==== Collected data

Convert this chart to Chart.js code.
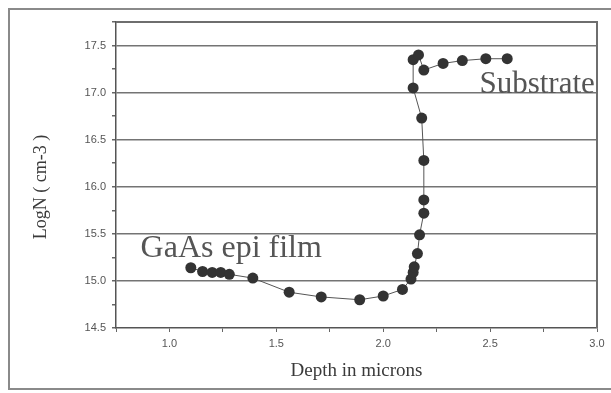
<!DOCTYPE html>
<html>
<head>
<meta charset="utf-8">
<script src="https://cdn.jsdelivr.net/npm/chart.js@4"></script>
<style>
html,body{margin:0;padding:0;background:#fff;}
#wrap{width:611px;height:393px;position:relative;}
</style>
</head>
<body>
<div id="wrap"><canvas id="c" width="611" height="393"></canvas></div>
<script>
// Data
const depth = [1.10, 1.155, 1.20, 1.24, 1.28, 1.39, 1.56, 1.71, 1.89, 2.00, 2.09, 2.13, 2.14, 2.145, 2.16, 2.17, 2.19, 2.19, 2.19, 2.18, 2.14, 2.14, 2.165, 2.19, 2.28, 2.37, 2.48, 2.58];
const logN  = [15.14, 15.10, 15.09, 15.09, 15.07, 15.03, 14.88, 14.83, 14.80, 14.84, 14.91, 15.02, 15.09, 15.15, 15.29, 15.49, 15.72, 15.86, 16.28, 16.73, 17.05, 17.35, 17.40, 17.24, 17.31, 17.34, 17.36, 17.36];
const xTitle = "Depth in microns";
const yTitle = "LogN ( cm-3 )";
const annotationTexts = ["GaAs epi film", "Substrate"];
const annotationX = [0.865, 2.45];
const annotationY = [15.254, 16.996];

const points = depth.map((d, i) => ({x: d, y: logN[i]}));

const decor = {
  id: 'decor',
  beforeDraw(chart) {
    const ctx = chart.ctx;
    ctx.save();
    ctx.strokeStyle = '#8a8a8a';
    ctx.lineWidth = 2;
    ctx.strokeRect(9, 9, 615, 380);
    ctx.restore();
  },
  afterDraw(chart) {
    const ctx = chart.ctx;
    const xs = chart.scales.x, ys = chart.scales.y;
    const L = xs.getPixelForValue(0.75), R = xs.getPixelForValue(3.0);
    const T = ys.getPixelForValue(17.75), B = ys.getPixelForValue(14.5);
    ctx.save();
    ctx.globalAlpha = 1;
    ctx.fillStyle = '#6e6e6e';
    ctx.fillRect(L, T - 1, R - L, 2);
    ctx.fillRect(R - 1, T - 1, 2, B - T + 1);
    ctx.fillStyle = '#555';
    ctx.textBaseline = 'alphabetic';
    ctx.textAlign = 'left';
    ctx.font = '32px "Liberation Serif", "Times New Roman", serif';
    ctx.fillText(annotationTexts[0], xs.getPixelForValue(annotationX[0]), ys.getPixelForValue(annotationY[0]));
    ctx.font = '31px "Liberation Serif", "Times New Roman", serif';
    ctx.fillText(annotationTexts[1], xs.getPixelForValue(annotationX[1]), ys.getPixelForValue(annotationY[1]));
    // y title
    ctx.translate(41, 187);
    ctx.rotate(-Math.PI / 2);
    ctx.textAlign = 'center';
    ctx.textBaseline = 'middle';
    ctx.fillStyle = '#3a3a3a';
    ctx.font = '18px "Liberation Serif", "Times New Roman", serif';
    ctx.fillText(yTitle, 0, 0);
    ctx.restore();
  }
};

new Chart(document.getElementById('c'), {
  type: 'scatter',
  data: {
    datasets: [{
      data: points,
      showLine: true,
      borderColor: '#555',
      borderWidth: 1,
      backgroundColor: '#333',
      pointBackgroundColor: '#333',
      pointBorderColor: '#333',
      pointBorderWidth: 0,
      pointRadius: 5.5,
      pointHoverRadius: 5.5,
      tension: 0,
      clip: false
    }]
  },
  options: {
    responsive: false,
    animation: false,
    events: [],
    layout: {padding: {top: 22, right: 14, left: 0, bottom: 0}},
    plugins: {legend: {display: false}, tooltip: {enabled: false}},
    scales: {
      x: {
        type: 'linear',
        position: 'bottom',
        min: 0.75, max: 3.0,
        afterFit(s) { s.height = 65; },
        border: {display: true, color: '#555', width: 1.5},
        grid: {drawOnChartArea: false, tickLength: 4, color: '#666', tickColor: '#666'},
        ticks: {
          stepSize: 0.25,
          autoSkip: false,
          maxRotation: 0,
          padding: 5,
          color: '#555',
          font: {family: '"Liberation Sans", Arial, sans-serif', size: 11},
          callback: v => (Math.abs(v * 2 - Math.round(v * 2)) < 1e-6 ? v.toFixed(1) : '')
        },
        title: {
          display: true, text: xTitle, color: '#3a3a3a',
          font: {family: '"Liberation Serif", "Times New Roman", serif', size: 19},
          padding: {top: 0, bottom: 11}
        }
      },
      y: {
        type: 'linear',
        position: 'left',
        min: 14.5, max: 17.75,
        afterFit(s) { s.width = 116; },
        border: {display: true, color: '#555', width: 1.5},
        grid: {
          tickLength: 4,
          lineWidth: 1.5,
          color: ctx => {
            const v = ctx.tick ? ctx.tick.value : 0;
            return (Math.abs(v * 2 - Math.round(v * 2)) < 1e-6 && v < 17.7 && v > 14.6) ? '#747474' : 'rgba(0,0,0,0)';
          },
          tickColor: '#666'
        },
        ticks: {
          stepSize: 0.25,
          autoSkip: false,
          padding: 6,
          color: '#555',
          font: {family: '"Liberation Sans", Arial, sans-serif', size: 11},
          callback: v => (Math.abs(v * 2 - Math.round(v * 2)) < 1e-6 ? v.toFixed(1) : '')
        }
      }
    }
  },
  plugins: [decor]
});
</script>
</body>
</html>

========

§ Problem
Do not copy the pictures, but repeat every line exactly.

§ Right answer
Convert this chart to Chart.js code.
<!DOCTYPE html>
<html>
<head>
<meta charset="utf-8">
<script src="https://cdn.jsdelivr.net/npm/chart.js@4"></script>
<style>
html,body{margin:0;padding:0;background:#fff;}
#wrap{width:611px;height:393px;position:relative;}
</style>
</head>
<body>
<div id="wrap"><canvas id="c" width="611" height="393"></canvas></div>
<script>
// Data
const depth = [1.10, 1.155, 1.20, 1.24, 1.28, 1.39, 1.56, 1.71, 1.89, 2.00, 2.09, 2.13, 2.14, 2.145, 2.16, 2.17, 2.19, 2.19, 2.19, 2.18, 2.14, 2.14, 2.165, 2.19, 2.28, 2.37, 2.48, 2.58];
const logN  = [15.14, 15.10, 15.09, 15.09, 15.07, 15.03, 14.88, 14.83, 14.80, 14.84, 14.91, 15.02, 15.09, 15.15, 15.29, 15.49, 15.72, 15.86, 16.28, 16.73, 17.05, 17.35, 17.40, 17.24, 17.31, 17.34, 17.36, 17.36];
const xTitle = "Depth in microns";
const yTitle = "LogN ( cm-3 )";
const annotationTexts = ["GaAs epi film", "Substrate"];
const annotationX = [0.865, 2.45];
const annotationY = [15.254, 16.996];

const points = depth.map((d, i) => ({x: d, y: logN[i]}));

const decor = {
  id: 'decor',
  beforeDraw(chart) {
    const ctx = chart.ctx;
    ctx.save();
    ctx.strokeStyle = '#8a8a8a';
    ctx.lineWidth = 2;
    ctx.strokeRect(9, 9, 615, 380);
    ctx.restore();
  },
  afterDraw(chart) {
    const ctx = chart.ctx;
    const xs = chart.scales.x, ys = chart.scales.y;
    const L = xs.getPixelForValue(0.75), R = xs.getPixelForValue(3.0);
    const T = ys.getPixelForValue(17.75), B = ys.getPixelForValue(14.5);
    ctx.save();
    ctx.globalAlpha = 1;
    ctx.fillStyle = '#6e6e6e';
    ctx.fillRect(L, T - 1, R - L, 2);
    ctx.fillRect(R - 1, T - 1, 2, B - T + 1);
    ctx.fillStyle = '#555';
    ctx.textBaseline = 'alphabetic';
    ctx.textAlign = 'left';
    ctx.font = '32px "Liberation Serif", "Times New Roman", serif';
    ctx.fillText(annotationTexts[0], xs.getPixelForValue(annotationX[0]), ys.getPixelForValue(annotationY[0]));
    ctx.font = '31px "Liberation Serif", "Times New Roman", serif';
    ctx.fillText(annotationTexts[1], xs.getPixelForValue(annotationX[1]), ys.getPixelForValue(annotationY[1]));
    // y title
    ctx.translate(41, 187);
    ctx.rotate(-Math.PI / 2);
    ctx.textAlign = 'center';
    ctx.textBaseline = 'middle';
    ctx.fillStyle = '#3a3a3a';
    ctx.font = '18px "Liberation Serif", "Times New Roman", serif';
    ctx.fillText(yTitle, 0, 0);
    ctx.restore();
  }
};

new Chart(document.getElementById('c'), {
  type: 'scatter',
  data: {
    datasets: [{
      data: points,
      showLine: true,
      borderColor: '#555',
      borderWidth: 1,
      backgroundColor: '#333',
      pointBackgroundColor: '#333',
      pointBorderColor: '#333',
      pointBorderWidth: 0,
      pointRadius: 5.5,
      pointHoverRadius: 5.5,
      tension: 0,
      clip: false
    }]
  },
  options: {
    responsive: false,
    animation: false,
    events: [],
    layout: {padding: {top: 22, right: 14, left: 0, bottom: 0}},
    plugins: {legend: {display: false}, tooltip: {enabled: false}},
    scales: {
      x: {
        type: 'linear',
        position: 'bottom',
        min: 0.75, max: 3.0,
        afterFit(s) { s.height = 65; },
        border: {display: true, color: '#555', width: 1.5},
        grid: {drawOnChartArea: false, tickLength: 4, color: '#666', tickColor: '#666'},
        ticks: {
          stepSize: 0.25,
          autoSkip: false,
          maxRotation: 0,
          padding: 5,
          color: '#555',
          font: {family: '"Liberation Sans", Arial, sans-serif', size: 11},
          callback: v => (Math.abs(v * 2 - Math.round(v * 2)) < 1e-6 ? v.toFixed(1) : '')
        },
        title: {
          display: true, text: xTitle, color: '#3a3a3a',
          font: {family: '"Liberation Serif", "Times New Roman", serif', size: 19},
          padding: {top: 0, bottom: 11}
        }
      },
      y: {
        type: 'linear',
        position: 'left',
        min: 14.5, max: 17.75,
        afterFit(s) { s.width = 116; },
        border: {display: true, color: '#555', width: 1.5},
        grid: {
          tickLength: 4,
          lineWidth: 1.5,
          color: ctx => {
            const v = ctx.tick ? ctx.tick.value : 0;
            return (Math.abs(v * 2 - Math.round(v * 2)) < 1e-6 && v < 17.7 && v > 14.6) ? '#747474' : 'rgba(0,0,0,0)';
          },
          tickColor: '#666'
        },
        ticks: {
          stepSize: 0.25,
          autoSkip: false,
          padding: 6,
          color: '#555',
          font: {family: '"Liberation Sans", Arial, sans-serif', size: 11},
          callback: v => (Math.abs(v * 2 - Math.round(v * 2)) < 1e-6 ? v.toFixed(1) : '')
        }
      }
    }
  },
  plugins: [decor]
});
</script>
</body>
</html>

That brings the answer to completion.